The House at Pooh Corner by A. A. Milne
A FAMILY AFFAIR
If you have kids, make tea a family project. They’ll enjoy learning about British and Irish tea traditions and searching for recipes to make treats like shortbread, scones, and fairy cakes. If you’re organizing a full afternoon tea, they can get creative with the sandwich fillings and other savory options for the first course.
If you’re looking for a good scone recipe, check out the one for Tina’s Traditional cranberry scones in my November 2019 Eating British column. Another great resource is The National Trust Book of Scones by Sarah Clelland, which features fifty scone recipes and fifty historic National Trust properties.

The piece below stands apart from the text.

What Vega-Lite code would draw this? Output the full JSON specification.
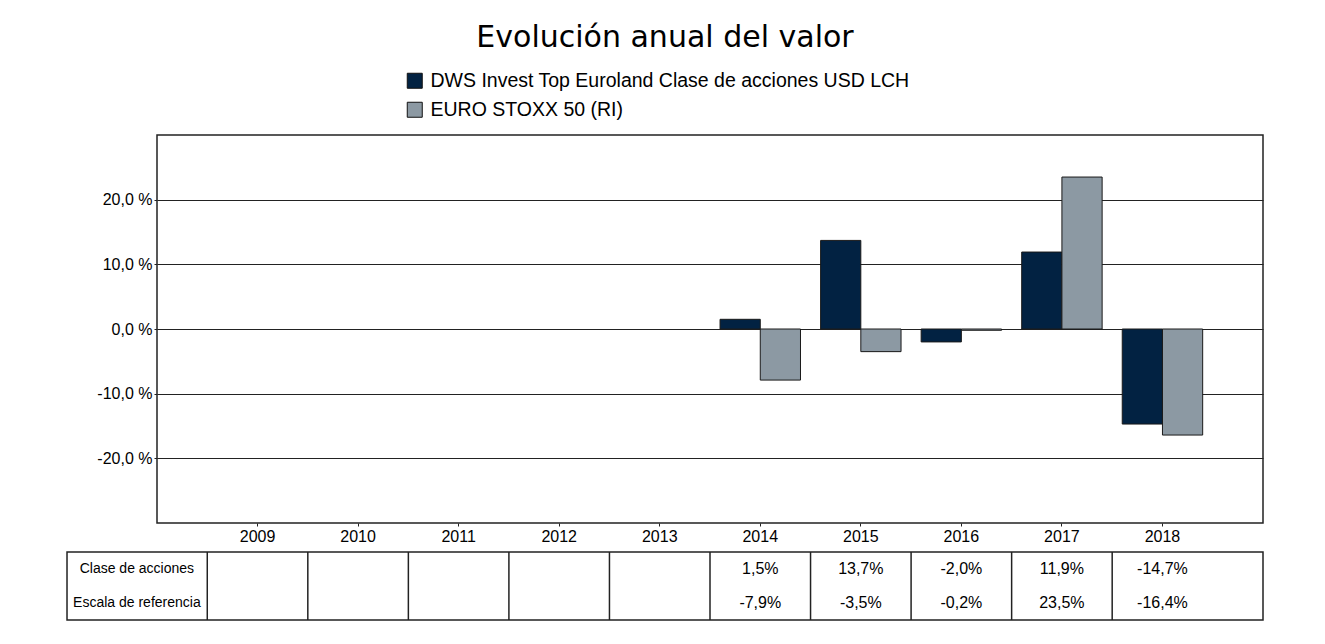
{
  "$schema": "https://vega.github.io/schema/vega-lite/v6.json",
  "padding": {"left": 66, "top": 23, "right": 20, "bottom": 10},
  "background": "white",
  "title": {"text": "Evolución anual del valor", "font": "DejaVu Sans", "fontSize": 30, "fontWeight": "normal", "color": "#000", "anchor": "middle", "offset": 18},
  "datasets": {
    "valores": [
      {"anio": 2014, "serie": "DWS Invest Top Euroland Clase de acciones USD LCH", "fila": "Clase de acciones", "valor": 1.5},
      {"anio": 2014, "serie": "EURO STOXX 50 (RI)", "fila": "Escala de referencia", "valor": -7.9},
      {"anio": 2015, "serie": "DWS Invest Top Euroland Clase de acciones USD LCH", "fila": "Clase de acciones", "valor": 13.7},
      {"anio": 2015, "serie": "EURO STOXX 50 (RI)", "fila": "Escala de referencia", "valor": -3.5},
      {"anio": 2016, "serie": "DWS Invest Top Euroland Clase de acciones USD LCH", "fila": "Clase de acciones", "valor": -2.0},
      {"anio": 2016, "serie": "EURO STOXX 50 (RI)", "fila": "Escala de referencia", "valor": -0.2},
      {"anio": 2017, "serie": "DWS Invest Top Euroland Clase de acciones USD LCH", "fila": "Clase de acciones", "valor": 11.9},
      {"anio": 2017, "serie": "EURO STOXX 50 (RI)", "fila": "Escala de referencia", "valor": 23.5},
      {"anio": 2018, "serie": "DWS Invest Top Euroland Clase de acciones USD LCH", "fila": "Clase de acciones", "valor": -14.7},
      {"anio": 2018, "serie": "EURO STOXX 50 (RI)", "fila": "Escala de referencia", "valor": -16.4}
    ],
    "anios": [
      {"anio": 2009}, {"anio": 2010}, {"anio": 2011}, {"anio": 2012}, {"anio": 2013},
      {"anio": 2014}, {"anio": 2015}, {"anio": 2016}, {"anio": 2017}, {"anio": 2018}
    ],
    "filas": [
      {"fila": "Clase de acciones"},
      {"fila": "Escala de referencia"}
    ]
  },
  "spacing": 6,
  "vconcat": [
    {
      "width": 1106,
      "height": 388,
      "data": {"name": "valores"},
      "mark": {"type": "bar", "stroke": "#1a1a1a", "strokeWidth": 1},
      "encoding": {
        "x": {
          "field": "anio", "type": "ordinal",
          "scale": {"domain": [2009, 2010, 2011, 2012, 2013, 2014, 2015, 2016, 2017, 2018], "paddingInner": 0, "paddingOuter": 0.5},
          "axis": {"title": null, "labelAngle": 0, "domain": false, "ticks": true, "tickSize": 3, "tickColor": "#222", "labelFontSize": 16, "labelFont": "Liberation Sans", "labelColor": "#000", "labelPadding": 2, "grid": false}
        },
        "xOffset": {
          "field": "serie", "type": "nominal",
          "scale": {"domain": ["DWS Invest Top Euroland Clase de acciones USD LCH", "EURO STOXX 50 (RI)"], "paddingInner": 0, "paddingOuter": 0.25}
        },
        "y": {
          "field": "valor", "type": "quantitative",
          "scale": {"domain": [-30, 30], "nice": false, "zero": false},
          "axis": {"title": null, "values": [-20, -10, 0, 10, 20], "labelExpr": "(datum.value < 0 ? '-' : '') + replace(format(abs(datum.value), '.1f'), '.', ',') + ' %'", "grid": true, "gridColor": "#222", "gridWidth": 1, "gridOpacity": 1, "domain": false, "tickSize": 3, "tickColor": "#222", "labelFontSize": 16, "labelFont": "Liberation Sans", "labelColor": "#000", "labelPadding": 2}
        },
        "color": {
          "field": "serie", "type": "nominal",
          "scale": {"domain": ["DWS Invest Top Euroland Clase de acciones USD LCH", "EURO STOXX 50 (RI)"], "range": ["#022242", "#8C99A3"]},
          "legend": {"title": null, "orient": "none", "legendX": 248, "legendY": -64, "direction": "vertical", "symbolType": "square", "symbolSize": 225, "symbolStrokeColor": "#111", "symbolStrokeWidth": 1, "labelFont": "Liberation Sans", "labelFontSize": 19.5, "labelColor": "#000", "labelOffset": 6, "rowPadding": 8, "labelLimit": 700}
        }
      }
    },
    {
      "width": 1106,
      "height": 68,
      "view": {"stroke": null},
      "layer": [
        {
          "data": {"values": [{}]},
          "mark": {"type": "rect", "fill": "white", "stroke": "#222", "strokeWidth": 1.5},
          "encoding": {
            "x": {"datum": 2007.105, "type": "quantitative", "scale": {"domain": [2008, 2019], "nice": false, "zero": false}, "axis": null},
            "x2": {"datum": 2019}
          }
        },
        {
          "data": {"name": "anios"},
          "transform": [{"calculate": "datum.anio - 0.5", "as": "borde"}],
          "mark": {"type": "rule", "stroke": "#222", "strokeWidth": 1.5},
          "encoding": {
            "x": {"field": "borde", "type": "quantitative", "scale": {"domain": [2008, 2019], "nice": false, "zero": false}, "axis": null}
          }
        },
        {
          "data": {"name": "valores"},
          "transform": [{"calculate": "(datum.valor < 0 ? '-' : '') + replace(format(abs(datum.valor), '.1f'), '.', ',') + '%'", "as": "etiqueta"}],
          "mark": {"type": "text", "font": "Liberation Sans", "fontSize": 16, "color": "#000"},
          "encoding": {
            "x": {"field": "anio", "type": "quantitative", "scale": {"domain": [2008, 2019], "nice": false, "zero": false}, "axis": null},
            "y": {"field": "fila", "type": "nominal", "scale": {"domain": ["Clase de acciones", "Escala de referencia"], "paddingInner": 0, "paddingOuter": 0}, "axis": null},
            "text": {"field": "etiqueta"}
          }
        },
        {
          "data": {"name": "filas"},
          "mark": {"type": "text", "font": "Liberation Sans", "fontSize": 14, "color": "#000"},
          "encoding": {
            "x": {"datum": 2007.8, "type": "quantitative", "scale": {"domain": [2008, 2019], "nice": false, "zero": false}, "axis": null},
            "y": {"field": "fila", "type": "nominal", "scale": {"domain": ["Clase de acciones", "Escala de referencia"], "paddingInner": 0, "paddingOuter": 0}, "axis": null},
            "text": {"field": "fila"}
          }
        }
      ]
    }
  ],
  "config": {
    "view": {"stroke": "#222", "strokeWidth": 1.5},
    "axis": {"labelFont": "Liberation Sans"},
    "legend": {"labelFont": "Liberation Sans"}
  }
}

As an alternative to scones, you could try this recipe for Cornish or Devonshire splits from Delightful Repast.
Some US grocery stores carry the authentic clotted cream that traditionally accompanies British scones, but it’s fairly expensive. You might want to use whipped cream in its place. It’s not as traditional, but it’s a tasty and affordable alternative. If you want to try your hand at making your own clotted cream, take a look at this clotted cream tutorial from Delightful Repast. The process is relatively easy; all you need is pasteurized, organic heavy whipping cream and some patience.
“Come oh come ye tea-thirsty restless ones — the kettle boils, bubbles and sings, musically.”
PUT THE KETTLE ON
Whether you enjoy a quiet cup of tea when you wake up, gather your housemates for a midmorning cuppa and some biccies, take time out for tea and a slice of cake in the afternoon, or pull out all the stops for a full afternoon tea, you can draw comfort and strength from one of the British Isles’ greatest traditions. I think we could all benefit from putting the kettle on right now.